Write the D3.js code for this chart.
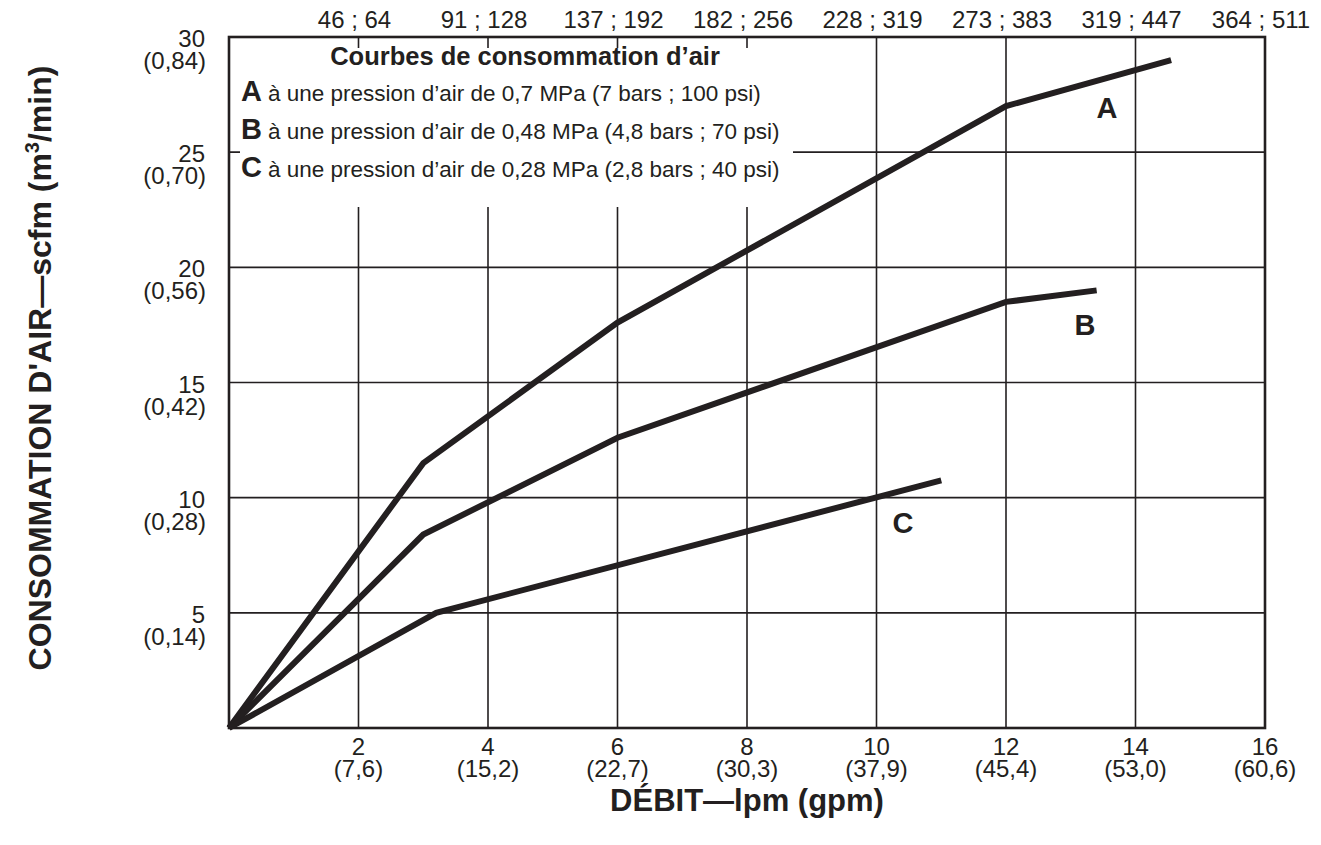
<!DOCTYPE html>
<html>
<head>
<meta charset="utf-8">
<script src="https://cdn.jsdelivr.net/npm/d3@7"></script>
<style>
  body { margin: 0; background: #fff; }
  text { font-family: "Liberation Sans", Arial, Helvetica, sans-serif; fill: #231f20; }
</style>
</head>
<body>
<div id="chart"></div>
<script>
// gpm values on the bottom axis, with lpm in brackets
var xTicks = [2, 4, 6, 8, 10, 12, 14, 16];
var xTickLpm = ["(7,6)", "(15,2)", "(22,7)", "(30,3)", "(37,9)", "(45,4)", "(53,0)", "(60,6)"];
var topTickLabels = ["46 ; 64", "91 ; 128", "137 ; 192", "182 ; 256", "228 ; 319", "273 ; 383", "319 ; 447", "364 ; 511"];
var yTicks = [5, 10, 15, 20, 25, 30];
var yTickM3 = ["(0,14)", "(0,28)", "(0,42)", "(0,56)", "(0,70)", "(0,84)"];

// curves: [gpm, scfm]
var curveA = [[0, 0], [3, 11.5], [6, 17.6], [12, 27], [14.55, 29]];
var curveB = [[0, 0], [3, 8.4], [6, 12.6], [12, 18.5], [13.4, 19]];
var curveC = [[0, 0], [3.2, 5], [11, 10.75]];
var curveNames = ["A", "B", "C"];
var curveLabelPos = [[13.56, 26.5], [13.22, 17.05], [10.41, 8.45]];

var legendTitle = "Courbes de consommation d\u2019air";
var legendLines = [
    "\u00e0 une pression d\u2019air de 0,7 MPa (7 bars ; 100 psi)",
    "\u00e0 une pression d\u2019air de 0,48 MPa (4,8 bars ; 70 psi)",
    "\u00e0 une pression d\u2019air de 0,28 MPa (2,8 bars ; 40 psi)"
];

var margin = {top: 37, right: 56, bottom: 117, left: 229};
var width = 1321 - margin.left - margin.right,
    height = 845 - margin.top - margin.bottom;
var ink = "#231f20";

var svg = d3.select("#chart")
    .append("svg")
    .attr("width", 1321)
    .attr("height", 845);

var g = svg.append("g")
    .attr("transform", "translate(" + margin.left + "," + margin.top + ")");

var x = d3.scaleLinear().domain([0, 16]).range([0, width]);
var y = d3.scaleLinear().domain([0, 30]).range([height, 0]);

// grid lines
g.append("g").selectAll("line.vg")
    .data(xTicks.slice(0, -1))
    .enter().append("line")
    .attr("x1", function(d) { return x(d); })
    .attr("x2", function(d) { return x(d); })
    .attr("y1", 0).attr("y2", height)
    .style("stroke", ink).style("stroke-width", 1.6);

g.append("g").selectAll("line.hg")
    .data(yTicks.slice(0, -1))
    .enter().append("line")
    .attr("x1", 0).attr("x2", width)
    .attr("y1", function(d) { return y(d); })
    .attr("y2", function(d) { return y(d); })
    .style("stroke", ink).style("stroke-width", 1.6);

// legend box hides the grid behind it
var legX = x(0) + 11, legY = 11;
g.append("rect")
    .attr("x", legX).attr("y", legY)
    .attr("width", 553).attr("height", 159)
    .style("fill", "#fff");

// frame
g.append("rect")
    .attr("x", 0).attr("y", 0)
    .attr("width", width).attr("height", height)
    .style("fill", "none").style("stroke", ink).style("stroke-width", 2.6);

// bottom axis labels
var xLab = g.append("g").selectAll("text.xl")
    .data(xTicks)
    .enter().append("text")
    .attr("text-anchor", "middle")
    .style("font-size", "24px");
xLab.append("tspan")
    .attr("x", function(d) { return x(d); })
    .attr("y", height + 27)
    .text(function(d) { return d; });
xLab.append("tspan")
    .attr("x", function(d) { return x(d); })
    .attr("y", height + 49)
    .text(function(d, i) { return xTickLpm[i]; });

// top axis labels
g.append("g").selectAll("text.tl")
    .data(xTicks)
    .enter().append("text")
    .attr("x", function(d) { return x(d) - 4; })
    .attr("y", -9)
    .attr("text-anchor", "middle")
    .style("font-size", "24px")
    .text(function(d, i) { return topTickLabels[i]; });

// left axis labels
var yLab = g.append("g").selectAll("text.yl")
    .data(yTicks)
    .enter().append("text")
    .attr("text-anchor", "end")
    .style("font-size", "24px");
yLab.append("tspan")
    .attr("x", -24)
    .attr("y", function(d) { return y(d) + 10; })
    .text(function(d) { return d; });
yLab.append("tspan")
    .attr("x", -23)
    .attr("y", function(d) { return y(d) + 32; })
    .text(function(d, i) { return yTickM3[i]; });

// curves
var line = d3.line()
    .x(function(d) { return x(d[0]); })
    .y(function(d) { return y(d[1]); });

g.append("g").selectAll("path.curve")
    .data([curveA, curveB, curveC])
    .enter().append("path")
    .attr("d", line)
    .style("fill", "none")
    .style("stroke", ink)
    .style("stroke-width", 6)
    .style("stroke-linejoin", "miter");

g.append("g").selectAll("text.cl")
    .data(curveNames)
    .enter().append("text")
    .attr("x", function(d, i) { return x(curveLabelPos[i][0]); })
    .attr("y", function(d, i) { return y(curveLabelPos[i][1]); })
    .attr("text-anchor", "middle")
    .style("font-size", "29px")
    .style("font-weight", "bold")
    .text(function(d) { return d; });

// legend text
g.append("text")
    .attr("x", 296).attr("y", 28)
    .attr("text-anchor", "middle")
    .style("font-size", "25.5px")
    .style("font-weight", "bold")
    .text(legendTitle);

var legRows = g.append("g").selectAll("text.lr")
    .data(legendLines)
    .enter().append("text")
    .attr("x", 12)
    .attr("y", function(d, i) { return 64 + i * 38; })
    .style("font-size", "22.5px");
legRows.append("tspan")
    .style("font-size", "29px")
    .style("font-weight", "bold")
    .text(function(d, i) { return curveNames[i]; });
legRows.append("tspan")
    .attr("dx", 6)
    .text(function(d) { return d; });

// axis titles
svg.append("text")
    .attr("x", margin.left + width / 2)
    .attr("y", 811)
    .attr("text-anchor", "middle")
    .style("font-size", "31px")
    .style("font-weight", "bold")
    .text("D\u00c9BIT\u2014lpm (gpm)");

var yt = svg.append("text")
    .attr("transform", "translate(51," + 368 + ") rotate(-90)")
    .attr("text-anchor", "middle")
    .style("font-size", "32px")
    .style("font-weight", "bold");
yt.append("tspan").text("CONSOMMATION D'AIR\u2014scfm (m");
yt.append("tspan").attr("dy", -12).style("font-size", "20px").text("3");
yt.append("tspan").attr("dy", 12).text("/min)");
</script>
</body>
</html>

================================

EXERCISE
Pictures in the data above should not be copied; transcribe everything else exactly.

RESPONSE TO THIS TASK
Write the D3.js code for this chart.
<!DOCTYPE html>
<html>
<head>
<meta charset="utf-8">
<script src="https://cdn.jsdelivr.net/npm/d3@7"></script>
<style>
  body { margin: 0; background: #fff; }
  text { font-family: "Liberation Sans", Arial, Helvetica, sans-serif; fill: #231f20; }
</style>
</head>
<body>
<div id="chart"></div>
<script>
// gpm values on the bottom axis, with lpm in brackets
var xTicks = [2, 4, 6, 8, 10, 12, 14, 16];
var xTickLpm = ["(7,6)", "(15,2)", "(22,7)", "(30,3)", "(37,9)", "(45,4)", "(53,0)", "(60,6)"];
var topTickLabels = ["46 ; 64", "91 ; 128", "137 ; 192", "182 ; 256", "228 ; 319", "273 ; 383", "319 ; 447", "364 ; 511"];
var yTicks = [5, 10, 15, 20, 25, 30];
var yTickM3 = ["(0,14)", "(0,28)", "(0,42)", "(0,56)", "(0,70)", "(0,84)"];

// curves: [gpm, scfm]
var curveA = [[0, 0], [3, 11.5], [6, 17.6], [12, 27], [14.55, 29]];
var curveB = [[0, 0], [3, 8.4], [6, 12.6], [12, 18.5], [13.4, 19]];
var curveC = [[0, 0], [3.2, 5], [11, 10.75]];
var curveNames = ["A", "B", "C"];
var curveLabelPos = [[13.56, 26.5], [13.22, 17.05], [10.41, 8.45]];

var legendTitle = "Courbes de consommation d\u2019air";
var legendLines = [
    "\u00e0 une pression d\u2019air de 0,7 MPa (7 bars ; 100 psi)",
    "\u00e0 une pression d\u2019air de 0,48 MPa (4,8 bars ; 70 psi)",
    "\u00e0 une pression d\u2019air de 0,28 MPa (2,8 bars ; 40 psi)"
];

var margin = {top: 37, right: 56, bottom: 117, left: 229};
var width = 1321 - margin.left - margin.right,
    height = 845 - margin.top - margin.bottom;
var ink = "#231f20";

var svg = d3.select("#chart")
    .append("svg")
    .attr("width", 1321)
    .attr("height", 845);

var g = svg.append("g")
    .attr("transform", "translate(" + margin.left + "," + margin.top + ")");

var x = d3.scaleLinear().domain([0, 16]).range([0, width]);
var y = d3.scaleLinear().domain([0, 30]).range([height, 0]);

// grid lines
g.append("g").selectAll("line.vg")
    .data(xTicks.slice(0, -1))
    .enter().append("line")
    .attr("x1", function(d) { return x(d); })
    .attr("x2", function(d) { return x(d); })
    .attr("y1", 0).attr("y2", height)
    .style("stroke", ink).style("stroke-width", 1.6);

g.append("g").selectAll("line.hg")
    .data(yTicks.slice(0, -1))
    .enter().append("line")
    .attr("x1", 0).attr("x2", width)
    .attr("y1", function(d) { return y(d); })
    .attr("y2", function(d) { return y(d); })
    .style("stroke", ink).style("stroke-width", 1.6);

// legend box hides the grid behind it
var legX = x(0) + 11, legY = 11;
g.append("rect")
    .attr("x", legX).attr("y", legY)
    .attr("width", 553).attr("height", 159)
    .style("fill", "#fff");

// frame
g.append("rect")
    .attr("x", 0).attr("y", 0)
    .attr("width", width).attr("height", height)
    .style("fill", "none").style("stroke", ink).style("stroke-width", 2.6);

// bottom axis labels
var xLab = g.append("g").selectAll("text.xl")
    .data(xTicks)
    .enter().append("text")
    .attr("text-anchor", "middle")
    .style("font-size", "24px");
xLab.append("tspan")
    .attr("x", function(d) { return x(d); })
    .attr("y", height + 27)
    .text(function(d) { return d; });
xLab.append("tspan")
    .attr("x", function(d) { return x(d); })
    .attr("y", height + 49)
    .text(function(d, i) { return xTickLpm[i]; });

// top axis labels
g.append("g").selectAll("text.tl")
    .data(xTicks)
    .enter().append("text")
    .attr("x", function(d) { return x(d) - 4; })
    .attr("y", -9)
    .attr("text-anchor", "middle")
    .style("font-size", "24px")
    .text(function(d, i) { return topTickLabels[i]; });

// left axis labels
var yLab = g.append("g").selectAll("text.yl")
    .data(yTicks)
    .enter().append("text")
    .attr("text-anchor", "end")
    .style("font-size", "24px");
yLab.append("tspan")
    .attr("x", -24)
    .attr("y", function(d) { return y(d) + 10; })
    .text(function(d) { return d; });
yLab.append("tspan")
    .attr("x", -23)
    .attr("y", function(d) { return y(d) + 32; })
    .text(function(d, i) { return yTickM3[i]; });

// curves
var line = d3.line()
    .x(function(d) { return x(d[0]); })
    .y(function(d) { return y(d[1]); });

g.append("g").selectAll("path.curve")
    .data([curveA, curveB, curveC])
    .enter().append("path")
    .attr("d", line)
    .style("fill", "none")
    .style("stroke", ink)
    .style("stroke-width", 6)
    .style("stroke-linejoin", "miter");

g.append("g").selectAll("text.cl")
    .data(curveNames)
    .enter().append("text")
    .attr("x", function(d, i) { return x(curveLabelPos[i][0]); })
    .attr("y", function(d, i) { return y(curveLabelPos[i][1]); })
    .attr("text-anchor", "middle")
    .style("font-size", "29px")
    .style("font-weight", "bold")
    .text(function(d) { return d; });

// legend text
g.append("text")
    .attr("x", 296).attr("y", 28)
    .attr("text-anchor", "middle")
    .style("font-size", "25.5px")
    .style("font-weight", "bold")
    .text(legendTitle);

var legRows = g.append("g").selectAll("text.lr")
    .data(legendLines)
    .enter().append("text")
    .attr("x", 12)
    .attr("y", function(d, i) { return 64 + i * 38; })
    .style("font-size", "22.5px");
legRows.append("tspan")
    .style("font-size", "29px")
    .style("font-weight", "bold")
    .text(function(d, i) { return curveNames[i]; });
legRows.append("tspan")
    .attr("dx", 6)
    .text(function(d) { return d; });

// axis titles
svg.append("text")
    .attr("x", margin.left + width / 2)
    .attr("y", 811)
    .attr("text-anchor", "middle")
    .style("font-size", "31px")
    .style("font-weight", "bold")
    .text("D\u00c9BIT\u2014lpm (gpm)");

var yt = svg.append("text")
    .attr("transform", "translate(51," + 368 + ") rotate(-90)")
    .attr("text-anchor", "middle")
    .style("font-size", "32px")
    .style("font-weight", "bold");
yt.append("tspan").text("CONSOMMATION D'AIR\u2014scfm (m");
yt.append("tspan").attr("dy", -12).style("font-size", "20px").text("3");
yt.append("tspan").attr("dy", 12).text("/min)");
</script>
</body>
</html>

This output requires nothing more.